Courtesy, The Mariners' Museum. Newport News, Va

Preparing to Defend New Orleans

Andrew Jackson arrived in New Orleans for the first time on December 2, 1814. In his history of the campaign, Maj. A. Lacarriere Latour, Jackson's military engineer, said: "It is scarcely possible to form an idea of the change which his arrival produced on the minds of the people." That such a man was needed is shown by these words of Charles E. A. Gayarre, the distinguished Creole historian of Louisiana:

Where (Jackson) was as chief, there could be . . . but one controlling and directing power. All responsibility would be unhesitatingly assumed and made to rest entirely on that unity of volition which he represented. Such qualifications were eminently needed for the protection of a city containing a motley population, which was without any natural elements of cohesion, and in which abounded distraction of counsel, conflicting opinions, wishes and feelings, and much diffidence as to the possibility of warding off an attack.

Jackson commenced work with a minimum of formalities. He immediately reviewed the Battalion of Uniform Companies of the Orleans Militia. He then chose aides from among the prominent local citizens and established headquarters at 106 Royal Street. From there he issued orders for the disposition of troops for the defense of New Orleans.

Maj. Gen. William Carroll
Maj. Gen. William Carroll, commander of the Tennessee Militia in the Battle of New Orleans.
Courtesy, Louisiana State Museum.

In 1814, the city, about 105 miles from the mouths of the Mississippi, was almost an island surrounded by swamps and marshes, lakes, and the river. Most of the firm ground was along the banks of the Mississippi. A mile or so from the river, the almost impenetrable cypress swamps began. These gradually gave way to marshes that were filled with tall, razor-edged reeds. The marshes became more watery as the shores of shallow lakes were reached: Maurepas, Pontchartrain, Borgne, and many smaller ones. Lake Borgne, was an arm of the Gulf of Mexico. The only practicable ways from the lakes to the river were along the bayous. The marshes and swamps were criss-crossed by many of these sluggish streams, some navigable by small boats. The banks of the bayous were the only partly firm ground in the extensive morass.

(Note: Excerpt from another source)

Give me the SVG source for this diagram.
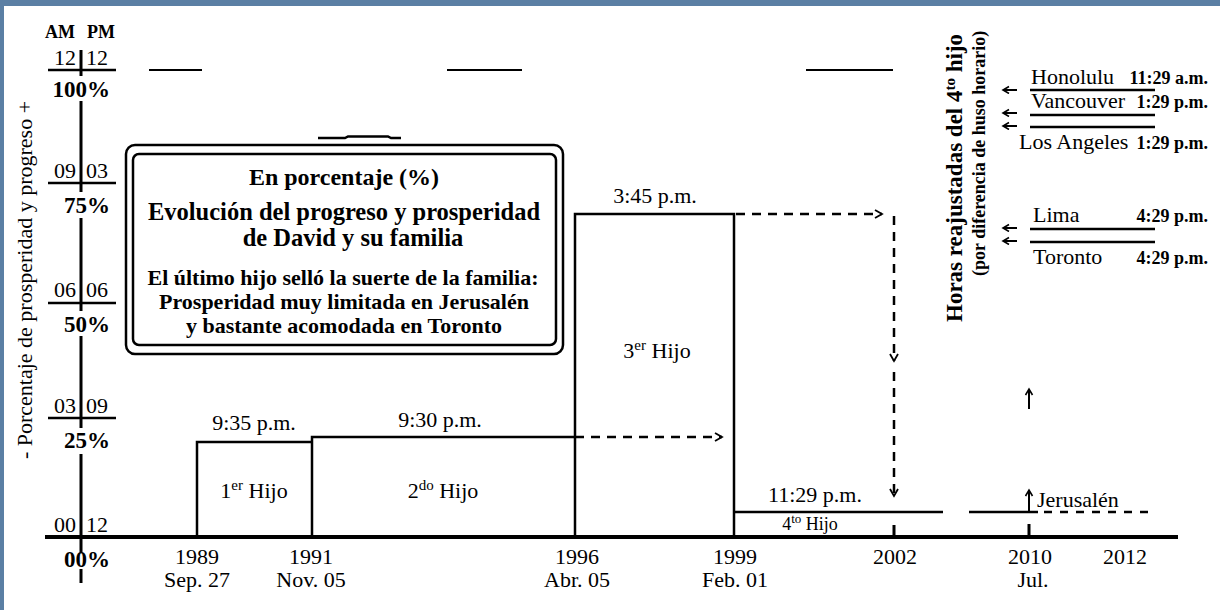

It seemed likely that the British would come by way of Lakes Borgne and Pontchartrain, and Bayou St. John, or up the Mississippi itself. Jackson kept some troops on the alert in New Orleans, and sent others to guard the water approaches. A fleet of gunboats watched the entrance to the lakes. Some of the bayous were blocked with logs and earth. These arrangements having been completed within 48 hours of his arrival, Jackson inspected the defenses down the Mississippi, where he ordered the strengthening of Fort St. Philip. On his return, he inspected the defenses of the lakes, Chef Menteur, and the Plain of Gentilly, these being north and east of the city. With his defenses in order, Jackson awaited the next move by the British.